Year 1: competition with Clemens (such as it was). Sanchez won. My preference, at the time, was to bring in Jeff Garcia, sit Sanchez until he beat him out (which he would have been incapable of), and Clemens could be the #3 or cut outright. Or just wait for Favre to un-retire. They didn't do either. Sanchez sucked as a rookie, but then had his best game in the playoffs vs Cincy, followed by a lousy game vs SD that he gets credit for being good in, then half a game vs Indy. For a rookie as bad as Sanchez, though, his playoff performance was considered a resounding success.

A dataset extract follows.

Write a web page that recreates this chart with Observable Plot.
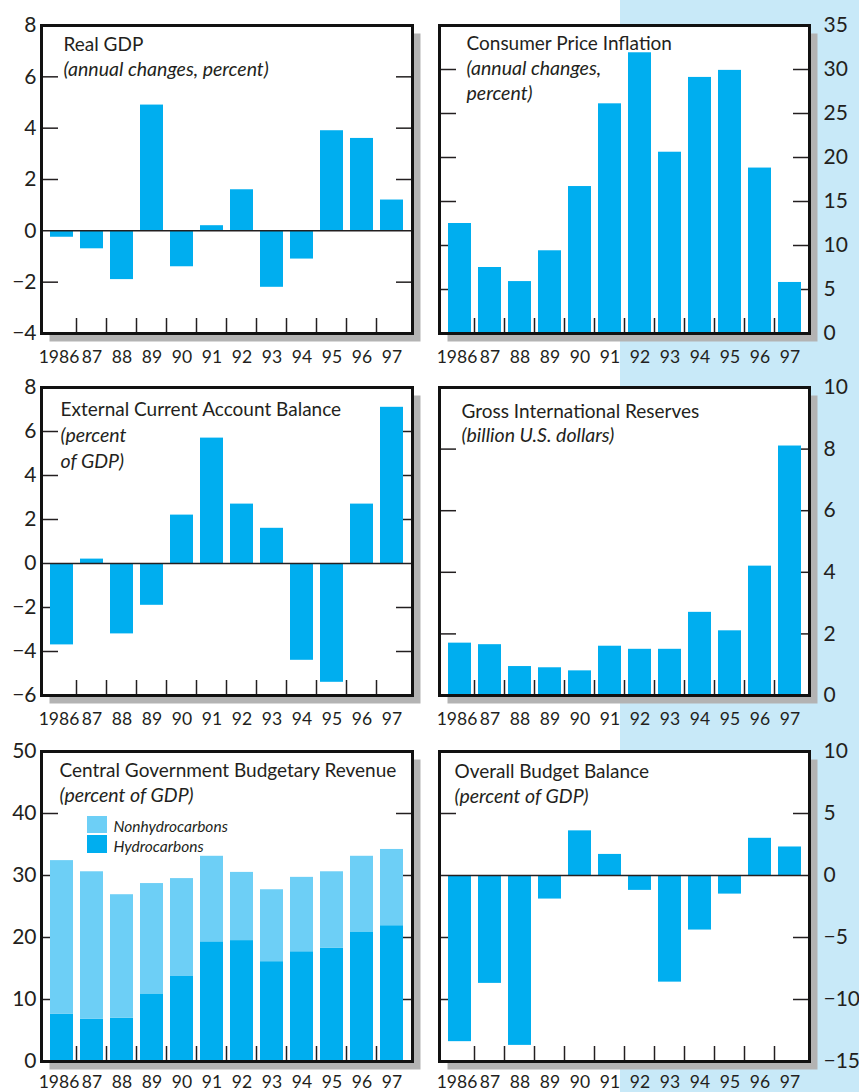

Year 2: Sanchez is the QB. The whole organization feels his improvement in the playoffs is a sign of things to come. Clemens is demoted to #3 after 40 year old Brunell is brought in to be the #2. Brees swore by Brunell as his #2, and former Brees QBC bought into it, along with Rex and Tannenbaum, who were heavily invested in Sanchez. Clemens demoted to #3 and is given shameful treatment by Tannenbaum on camera on HBO (tag the guy, he signs the tag, meaning he can't talk to other teams, then they threaten to cut him on final cutdown day unless he takes a 50% pay cut or something. I felt dirty just watching it. Sanchez has a much better season, particularly on paper. And does even better in the playoffs than he did a year earlier, before melting down against Pittsburgh. Still, no one - not even your beloved Darrell Bevell - would bench Sanchez or make him fight for his job at this point. Not at QB.

Year 3: Still just Sanchez and Brunell. He starts out ok and then melts down, causing the Jets to miss the playoffs.

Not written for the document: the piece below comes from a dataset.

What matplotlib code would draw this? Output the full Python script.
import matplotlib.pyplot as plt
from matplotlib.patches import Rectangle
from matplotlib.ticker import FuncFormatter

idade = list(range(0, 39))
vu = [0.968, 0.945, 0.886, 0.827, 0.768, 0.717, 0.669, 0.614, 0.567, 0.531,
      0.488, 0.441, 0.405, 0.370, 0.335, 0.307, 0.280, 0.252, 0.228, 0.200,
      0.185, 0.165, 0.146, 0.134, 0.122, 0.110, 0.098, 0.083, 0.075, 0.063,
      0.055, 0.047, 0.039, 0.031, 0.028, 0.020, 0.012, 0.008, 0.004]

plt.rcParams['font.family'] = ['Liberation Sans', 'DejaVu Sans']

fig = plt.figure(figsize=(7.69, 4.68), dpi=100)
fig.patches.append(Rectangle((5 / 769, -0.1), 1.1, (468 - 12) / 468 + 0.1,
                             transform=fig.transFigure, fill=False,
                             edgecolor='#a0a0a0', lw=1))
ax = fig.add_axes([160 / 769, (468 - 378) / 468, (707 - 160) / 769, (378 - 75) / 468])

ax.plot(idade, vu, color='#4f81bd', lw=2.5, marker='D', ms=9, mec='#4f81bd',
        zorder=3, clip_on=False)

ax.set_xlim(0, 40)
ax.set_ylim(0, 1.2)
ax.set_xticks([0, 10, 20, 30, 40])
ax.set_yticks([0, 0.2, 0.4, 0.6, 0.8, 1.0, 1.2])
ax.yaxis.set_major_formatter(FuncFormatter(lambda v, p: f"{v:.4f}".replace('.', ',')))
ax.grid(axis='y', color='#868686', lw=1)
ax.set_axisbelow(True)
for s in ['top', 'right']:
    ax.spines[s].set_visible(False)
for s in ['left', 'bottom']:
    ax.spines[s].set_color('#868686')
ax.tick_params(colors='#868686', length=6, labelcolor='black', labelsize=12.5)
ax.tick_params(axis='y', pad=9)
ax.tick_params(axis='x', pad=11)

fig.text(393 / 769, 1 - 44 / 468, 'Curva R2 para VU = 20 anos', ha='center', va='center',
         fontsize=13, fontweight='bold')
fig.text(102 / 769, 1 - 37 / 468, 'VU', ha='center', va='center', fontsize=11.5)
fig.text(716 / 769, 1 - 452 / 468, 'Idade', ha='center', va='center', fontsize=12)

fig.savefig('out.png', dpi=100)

Year 4: offseason: Jets pursue Peyton Manning to replace Sanchez. Manning turns us down. Tannenbaum stupidly extends him and brings in that stiff from Detroit to push Sanchez (which is a farce after Tannenbaum gave him over $20M guaranteed on a brand new extension). Then they get an even better idea: Tebow. Team names him the #2 before he even gets to NY. Stanton freaks out and the Jets agree to trade him. Sanchez sucks worse than ever, and a piss-poor receiving corps, highlighted by an unready Hill and injured Holmes, doesn't help any.

Year 5: Jets bring in Garrard then draft Smith. Garrard would have been the QB opening day if he didn't quit. Sanchez would have been traded if anyone would have taken him off our hands for a conditional 7th rounder in the year 2038. Except Garrard did quit, and Smith was even worse than Sanchez - who was still terrible in his own right - in the 2013 preseason.

I think their collective judgment on Sanchez sucked. All of them. But it wasn't just Ryan. It was the OC he inherited, who was also the QBC for 2 non-busts as they came out of college. Rex overruled his judgment just like Carroll overruled Bevell's judgment on Tavaris Jackson. They had pure-backup Whitehurst as the only other QB on the roster, meaning there was no competition there either.

Just saying, putting Sanchez squarely on Ryan is ludicrous. He's the coach, not the GM. NO one is suggesting Ryan played absolutely no role in the events. But what I do see already with Smith he's not coddling his young QB.

Garcia would have been ideal at that point.

To be clear, I'm not solely blaming Ryan for Sanchez. Clearly, Woody had a DuPont-style inappropriate boner for Sanchez, Tannenbaum was an attention whore, and Ryan thinks he can coach up anyone (which is laughable at this point). Sanchez, immature pansy that he was at USC, couldn't have come to a worse situation. What I'm objecting to, with you and others, is the assertion that Rex was an innocent bystander in the Sanchez affair. Dude was as culpable as anyone.